* [Prompt]
Quote all of the data that follows exactly as written, skipping the images.

━━━ Data shown ━━━

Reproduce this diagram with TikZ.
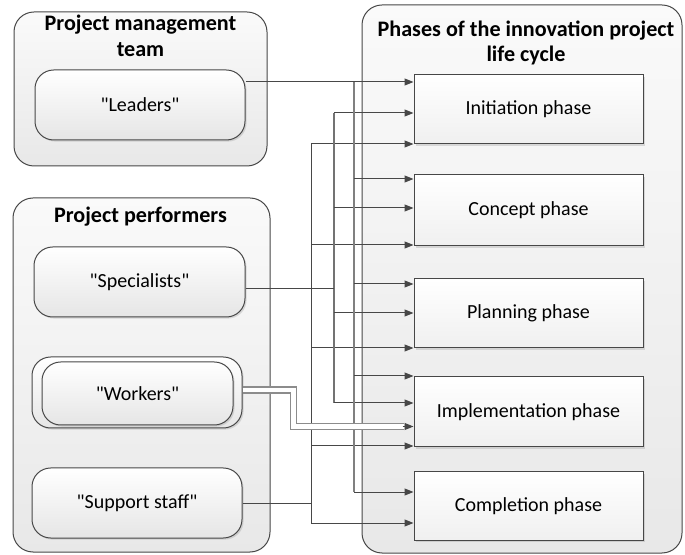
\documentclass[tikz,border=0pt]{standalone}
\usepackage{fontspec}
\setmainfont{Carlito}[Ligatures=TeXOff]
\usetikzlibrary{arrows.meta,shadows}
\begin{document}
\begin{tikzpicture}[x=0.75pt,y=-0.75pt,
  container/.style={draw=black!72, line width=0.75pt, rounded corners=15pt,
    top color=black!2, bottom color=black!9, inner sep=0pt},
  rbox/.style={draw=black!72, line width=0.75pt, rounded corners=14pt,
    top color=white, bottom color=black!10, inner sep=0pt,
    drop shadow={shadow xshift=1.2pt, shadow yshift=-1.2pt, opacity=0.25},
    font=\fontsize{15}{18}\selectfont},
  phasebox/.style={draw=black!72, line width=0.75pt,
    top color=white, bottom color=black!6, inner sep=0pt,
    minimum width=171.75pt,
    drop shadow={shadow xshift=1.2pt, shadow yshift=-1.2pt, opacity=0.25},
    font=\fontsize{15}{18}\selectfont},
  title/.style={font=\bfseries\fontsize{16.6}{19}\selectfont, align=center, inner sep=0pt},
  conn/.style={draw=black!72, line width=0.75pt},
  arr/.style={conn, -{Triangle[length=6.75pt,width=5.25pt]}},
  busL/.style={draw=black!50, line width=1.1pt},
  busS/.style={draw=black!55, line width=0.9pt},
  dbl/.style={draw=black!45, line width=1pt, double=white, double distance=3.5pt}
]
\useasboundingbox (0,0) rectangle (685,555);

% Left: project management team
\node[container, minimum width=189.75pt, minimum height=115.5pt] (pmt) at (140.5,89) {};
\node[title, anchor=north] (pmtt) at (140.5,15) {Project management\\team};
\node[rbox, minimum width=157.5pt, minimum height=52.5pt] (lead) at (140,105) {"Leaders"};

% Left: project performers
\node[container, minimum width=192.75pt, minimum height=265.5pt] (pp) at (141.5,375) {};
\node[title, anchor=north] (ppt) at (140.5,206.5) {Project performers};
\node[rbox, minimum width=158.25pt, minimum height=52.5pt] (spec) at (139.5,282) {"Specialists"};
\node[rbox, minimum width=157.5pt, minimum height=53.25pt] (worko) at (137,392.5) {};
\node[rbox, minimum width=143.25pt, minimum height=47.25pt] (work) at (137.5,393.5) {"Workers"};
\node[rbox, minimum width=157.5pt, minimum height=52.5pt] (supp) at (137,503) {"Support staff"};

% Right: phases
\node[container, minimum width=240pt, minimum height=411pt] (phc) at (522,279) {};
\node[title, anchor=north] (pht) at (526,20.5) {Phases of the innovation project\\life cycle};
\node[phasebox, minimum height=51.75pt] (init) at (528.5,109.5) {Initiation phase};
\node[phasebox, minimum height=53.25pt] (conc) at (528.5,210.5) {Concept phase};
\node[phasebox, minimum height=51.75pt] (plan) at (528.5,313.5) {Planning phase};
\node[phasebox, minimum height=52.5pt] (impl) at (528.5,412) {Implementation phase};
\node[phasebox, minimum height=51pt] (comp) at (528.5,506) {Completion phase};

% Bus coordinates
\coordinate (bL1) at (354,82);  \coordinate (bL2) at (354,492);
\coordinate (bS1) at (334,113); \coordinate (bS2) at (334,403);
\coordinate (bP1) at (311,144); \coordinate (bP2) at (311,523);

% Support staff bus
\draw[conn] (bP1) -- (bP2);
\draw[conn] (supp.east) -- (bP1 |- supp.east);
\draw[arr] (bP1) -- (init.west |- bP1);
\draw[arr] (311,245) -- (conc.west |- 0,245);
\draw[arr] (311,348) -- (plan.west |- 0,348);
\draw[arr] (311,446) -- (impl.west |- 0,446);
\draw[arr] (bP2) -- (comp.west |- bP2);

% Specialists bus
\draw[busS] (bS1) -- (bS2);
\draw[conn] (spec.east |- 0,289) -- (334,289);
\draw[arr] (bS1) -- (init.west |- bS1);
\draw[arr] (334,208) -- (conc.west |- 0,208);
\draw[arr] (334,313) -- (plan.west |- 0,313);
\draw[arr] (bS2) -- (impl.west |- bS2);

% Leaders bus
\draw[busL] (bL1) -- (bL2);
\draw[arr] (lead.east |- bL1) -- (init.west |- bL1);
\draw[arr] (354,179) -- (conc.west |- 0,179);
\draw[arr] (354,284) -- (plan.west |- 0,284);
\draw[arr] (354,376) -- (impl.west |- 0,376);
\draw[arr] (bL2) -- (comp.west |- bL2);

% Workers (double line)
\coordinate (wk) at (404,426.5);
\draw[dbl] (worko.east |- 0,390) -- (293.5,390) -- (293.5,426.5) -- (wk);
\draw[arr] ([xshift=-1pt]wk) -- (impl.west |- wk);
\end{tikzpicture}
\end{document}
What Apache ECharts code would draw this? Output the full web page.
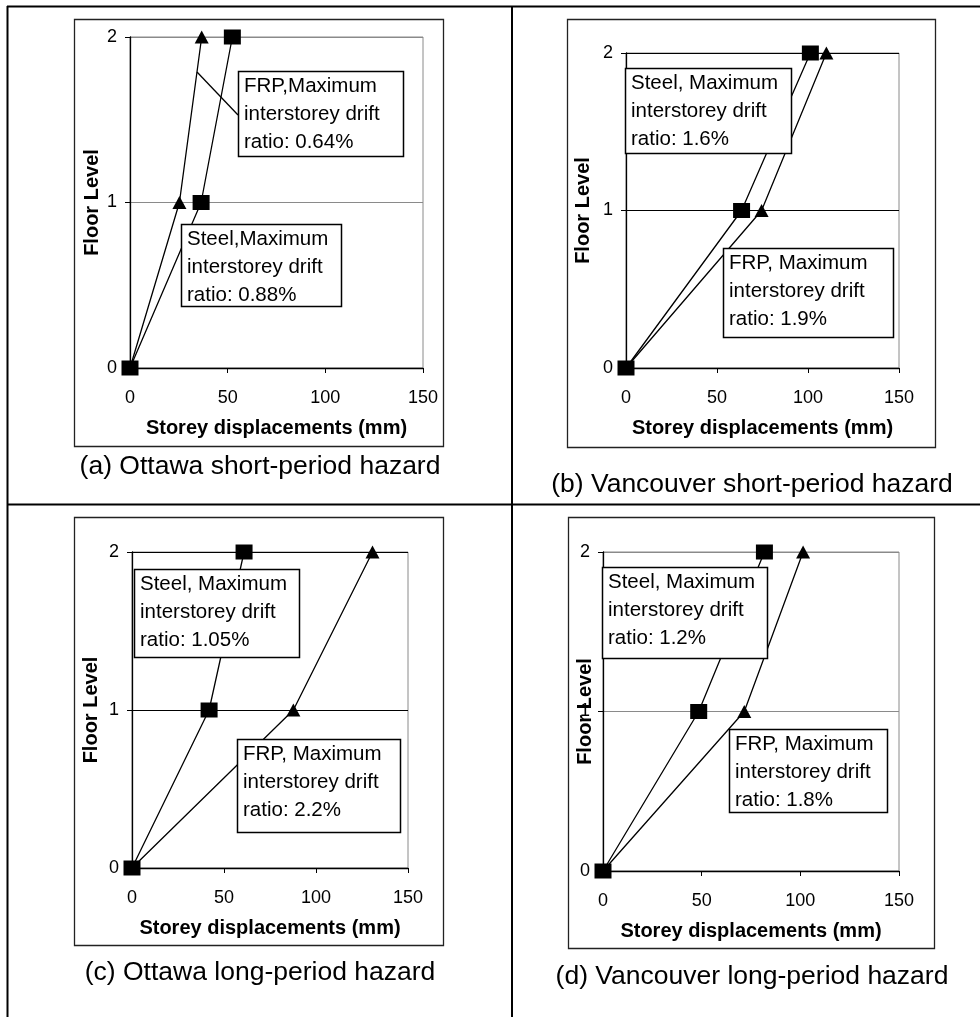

━━━

* [Response]
Reproduce this diagram with TikZ.
\documentclass[tikz,border=0pt]{standalone}
\usepackage{fontspec}
\setmainfont{Carlito}[Ligatures=TeXOff]
\usetikzlibrary{arrows.meta,shadows}
\begin{document}
\begin{tikzpicture}[x=0.75pt,y=-0.75pt,
  container/.style={draw=black!72, line width=0.75pt, rounded corners=15pt,
    top color=black!2, bottom color=black!9, inner sep=0pt},
  rbox/.style={draw=black!72, line width=0.75pt, rounded corners=14pt,
    top color=white, bottom color=black!10, inner sep=0pt,
    drop shadow={shadow xshift=1.2pt, shadow yshift=-1.2pt, opacity=0.25},
    font=\fontsize{15}{18}\selectfont},
  phasebox/.style={draw=black!72, line width=0.75pt,
    top color=white, bottom color=black!6, inner sep=0pt,
    minimum width=171.75pt,
    drop shadow={shadow xshift=1.2pt, shadow yshift=-1.2pt, opacity=0.25},
    font=\fontsize{15}{18}\selectfont},
  title/.style={font=\bfseries\fontsize{16.6}{19}\selectfont, align=center, inner sep=0pt},
  conn/.style={draw=black!72, line width=0.75pt},
  arr/.style={conn, -{Triangle[length=6.75pt,width=5.25pt]}},
  busL/.style={draw=black!50, line width=1.1pt},
  busS/.style={draw=black!55, line width=0.9pt},
  dbl/.style={draw=black!45, line width=1pt, double=white, double distance=3.5pt}
]
\useasboundingbox (0,0) rectangle (685,555);

% Left: project management team
\node[container, minimum width=189.75pt, minimum height=115.5pt] (pmt) at (140.5,89) {};
\node[title, anchor=north] (pmtt) at (140.5,15) {Project management\\team};
\node[rbox, minimum width=157.5pt, minimum height=52.5pt] (lead) at (140,105) {"Leaders"};

% Left: project performers
\node[container, minimum width=192.75pt, minimum height=265.5pt] (pp) at (141.5,375) {};
\node[title, anchor=north] (ppt) at (140.5,206.5) {Project performers};
\node[rbox, minimum width=158.25pt, minimum height=52.5pt] (spec) at (139.5,282) {"Specialists"};
\node[rbox, minimum width=157.5pt, minimum height=53.25pt] (worko) at (137,392.5) {};
\node[rbox, minimum width=143.25pt, minimum height=47.25pt] (work) at (137.5,393.5) {"Workers"};
\node[rbox, minimum width=157.5pt, minimum height=52.5pt] (supp) at (137,503) {"Support staff"};

% Right: phases
\node[container, minimum width=240pt, minimum height=411pt] (phc) at (522,279) {};
\node[title, anchor=north] (pht) at (526,20.5) {Phases of the innovation project\\life cycle};
\node[phasebox, minimum height=51.75pt] (init) at (528.5,109.5) {Initiation phase};
\node[phasebox, minimum height=53.25pt] (conc) at (528.5,210.5) {Concept phase};
\node[phasebox, minimum height=51.75pt] (plan) at (528.5,313.5) {Planning phase};
\node[phasebox, minimum height=52.5pt] (impl) at (528.5,412) {Implementation phase};
\node[phasebox, minimum height=51pt] (comp) at (528.5,506) {Completion phase};

% Bus coordinates
\coordinate (bL1) at (354,82);  \coordinate (bL2) at (354,492);
\coordinate (bS1) at (334,113); \coordinate (bS2) at (334,403);
\coordinate (bP1) at (311,144); \coordinate (bP2) at (311,523);

% Support staff bus
\draw[conn] (bP1) -- (bP2);
\draw[conn] (supp.east) -- (bP1 |- supp.east);
\draw[arr] (bP1) -- (init.west |- bP1);
\draw[arr] (311,245) -- (conc.west |- 0,245);
\draw[arr] (311,348) -- (plan.west |- 0,348);
\draw[arr] (311,446) -- (impl.west |- 0,446);
\draw[arr] (bP2) -- (comp.west |- bP2);

% Specialists bus
\draw[busS] (bS1) -- (bS2);
\draw[conn] (spec.east |- 0,289) -- (334,289);
\draw[arr] (bS1) -- (init.west |- bS1);
\draw[arr] (334,208) -- (conc.west |- 0,208);
\draw[arr] (334,313) -- (plan.west |- 0,313);
\draw[arr] (bS2) -- (impl.west |- bS2);

% Leaders bus
\draw[busL] (bL1) -- (bL2);
\draw[arr] (lead.east |- bL1) -- (init.west |- bL1);
\draw[arr] (354,179) -- (conc.west |- 0,179);
\draw[arr] (354,284) -- (plan.west |- 0,284);
\draw[arr] (354,376) -- (impl.west |- 0,376);
\draw[arr] (bL2) -- (comp.west |- bL2);

% Workers (double line)
\coordinate (wk) at (404,426.5);
\draw[dbl] (worko.east |- 0,390) -- (293.5,390) -- (293.5,426.5) -- (wk);
\draw[arr] ([xshift=-1pt]wk) -- (impl.west |- wk);
\end{tikzpicture}
\end{document}
What Apache ECharts code would draw this? Output the full web page.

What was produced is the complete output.